Description of the task: Repeat the lines below exactly as they appear, but leave out the images.

Given material:
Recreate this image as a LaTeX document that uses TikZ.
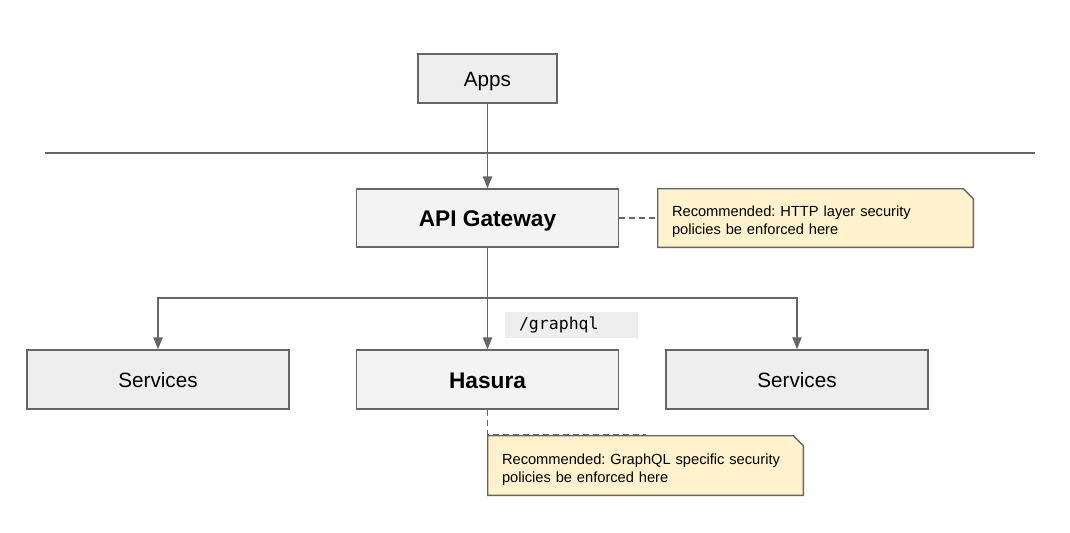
\documentclass[tikz,border=0pt]{standalone}
\usepackage{fontspec}
\setmainfont{Liberation Sans}
\setmonofont{DejaVu Sans Mono}
\frenchspacing
\usetikzlibrary{arrows.meta,positioning,backgrounds}
\definecolor{edgegray}{HTML}{666666}
\definecolor{boxgray}{HTML}{EEEEEE}
\definecolor{notefill}{HTML}{FFF2CC}
\definecolor{tagfill}{HTML}{EEEEEE}
\tikzset{
    %Define standard arrow tip
    >={Triangle[length=9pt,width=7pt]},
    line width=1pt,
    block/.style={
      rectangle,
      draw=edgegray, line width=1.1pt,
      fill=boxgray,
      minimum width=196.5pt,
      minimum height=44.25pt,
      text height=11.5pt, text depth=0pt,
      font=\fontsize{15.5}{18}\selectfont,
      text centered},
    keyblock/.style={
      block,
      fill=boxgray!70,
      text height=13pt,
      font=\fontsize{17}{20}\selectfont\bfseries},
    memo/.style={
      rectangle,
      inner xsep=10.5pt,
      minimum width=236.25pt,
      minimum height=43.5pt,
      text width=215.25pt,
      align=left,
      execute at begin node={\rule{0pt}{14pt}},
      font=\fontsize{11}{13.5}\selectfont},
    memoline/.style={
      draw=edgegray, line width=1.1pt,
      fill=notefill},
    tag/.style={
      rectangle,
      fill=tagfill,
      inner xsep=10.5pt,
      minimum width=99.75pt,
      minimum height=18pt,
      text width=78.75pt,
      align=left,
      font=\fontsize{12.4}{14}\selectfont\ttfamily},
    link/.style={draw=edgegray, line width=1.1pt},
    hint/.style={draw=edgegray, line width=1.1pt, dash pattern=on 4.5pt off 3pt},
}
\begin{document}
\begin{tikzpicture}[x=0.75pt,y=-0.75pt]
    \useasboundingbox (0,0) rectangle (1070,532);
    \node (apps) [block, minimum width=104.25pt, minimum height=36.75pt]
          at (487.5,78.5) {Apps};
    \node (api) [keyblock, minimum height=43.5pt]
          at (487.5,218) {API Gateway};
    \node (hasura) [keyblock]
          at (487.5,379.5) {Hasura};
    \node (svcl) [block]
          at (158,379.5) {Services};
    \node (svcr) [block]
          at (797,379.5) {Services};
    \node (notea) [memo]
          at (815.5,218) {Recommended: HTTP layer security\\policies be enforced here};
    \node (noteb) [memo, minimum height=44.25pt]
          at (645.5,465.5) {Recommended: GraphQL specific security\\policies be enforced here};
    \node (path) [tag]
          at (571.5,325) {/graphql};
    % folded corner of the notes
    \begin{scope}[on background layer]
      \foreach \n in {notea,noteb}
        \draw [memoline] (\n.south west) -- (\n.north west)
              -- ([xshift=-7.5pt]\n.north east) -- ([yshift=-7.5pt]\n.north east)
              -- (\n.south east) -- cycle;
    \end{scope}
    % boundary
    \coordinate (edgel) at (45,153);
    \coordinate (edger) at (1035,153);
    \draw [link] (edgel) -- (edger);
    % connectors
    \coordinate (fork) at (487.5,298);
    \draw [link,->] (apps) -- (api);
    \draw [link] (api) -- (fork);
    \draw [link,->] (fork) -| (svcl.north);
    \draw [link,->] (fork) -- (hasura);
    \draw [link,->] (fork) -| (svcr.north);
    \draw [hint] (api) -- (notea);
    \draw [hint] (hasura.south) -- ++(0,24.5) -| (noteb.north);
\end{tikzpicture}
\end{document}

Answer:
Recreate this image as a LaTeX document that uses TikZ.
\documentclass[tikz,border=0pt]{standalone}
\usepackage{fontspec}
\setmainfont{Liberation Sans}
\setmonofont{DejaVu Sans Mono}
\frenchspacing
\usetikzlibrary{arrows.meta,positioning,backgrounds}
\definecolor{edgegray}{HTML}{666666}
\definecolor{boxgray}{HTML}{EEEEEE}
\definecolor{notefill}{HTML}{FFF2CC}
\definecolor{tagfill}{HTML}{EEEEEE}
\tikzset{
    %Define standard arrow tip
    >={Triangle[length=9pt,width=7pt]},
    line width=1pt,
    block/.style={
      rectangle,
      draw=edgegray, line width=1.1pt,
      fill=boxgray,
      minimum width=196.5pt,
      minimum height=44.25pt,
      text height=11.5pt, text depth=0pt,
      font=\fontsize{15.5}{18}\selectfont,
      text centered},
    keyblock/.style={
      block,
      fill=boxgray!70,
      text height=13pt,
      font=\fontsize{17}{20}\selectfont\bfseries},
    memo/.style={
      rectangle,
      inner xsep=10.5pt,
      minimum width=236.25pt,
      minimum height=43.5pt,
      text width=215.25pt,
      align=left,
      execute at begin node={\rule{0pt}{14pt}},
      font=\fontsize{11}{13.5}\selectfont},
    memoline/.style={
      draw=edgegray, line width=1.1pt,
      fill=notefill},
    tag/.style={
      rectangle,
      fill=tagfill,
      inner xsep=10.5pt,
      minimum width=99.75pt,
      minimum height=18pt,
      text width=78.75pt,
      align=left,
      font=\fontsize{12.4}{14}\selectfont\ttfamily},
    link/.style={draw=edgegray, line width=1.1pt},
    hint/.style={draw=edgegray, line width=1.1pt, dash pattern=on 4.5pt off 3pt},
}
\begin{document}
\begin{tikzpicture}[x=0.75pt,y=-0.75pt]
    \useasboundingbox (0,0) rectangle (1070,532);
    \node (apps) [block, minimum width=104.25pt, minimum height=36.75pt]
          at (487.5,78.5) {Apps};
    \node (api) [keyblock, minimum height=43.5pt]
          at (487.5,218) {API Gateway};
    \node (hasura) [keyblock]
          at (487.5,379.5) {Hasura};
    \node (svcl) [block]
          at (158,379.5) {Services};
    \node (svcr) [block]
          at (797,379.5) {Services};
    \node (notea) [memo]
          at (815.5,218) {Recommended: HTTP layer security\\policies be enforced here};
    \node (noteb) [memo, minimum height=44.25pt]
          at (645.5,465.5) {Recommended: GraphQL specific security\\policies be enforced here};
    \node (path) [tag]
          at (571.5,325) {/graphql};
    % folded corner of the notes
    \begin{scope}[on background layer]
      \foreach \n in {notea,noteb}
        \draw [memoline] (\n.south west) -- (\n.north west)
              -- ([xshift=-7.5pt]\n.north east) -- ([yshift=-7.5pt]\n.north east)
              -- (\n.south east) -- cycle;
    \end{scope}
    % boundary
    \coordinate (edgel) at (45,153);
    \coordinate (edger) at (1035,153);
    \draw [link] (edgel) -- (edger);
    % connectors
    \coordinate (fork) at (487.5,298);
    \draw [link,->] (apps) -- (api);
    \draw [link] (api) -- (fork);
    \draw [link,->] (fork) -| (svcl.north);
    \draw [link,->] (fork) -- (hasura);
    \draw [link,->] (fork) -| (svcr.north);
    \draw [hint] (api) -- (notea);
    \draw [hint] (hasura.south) -- ++(0,24.5) -| (noteb.north);
\end{tikzpicture}
\end{document}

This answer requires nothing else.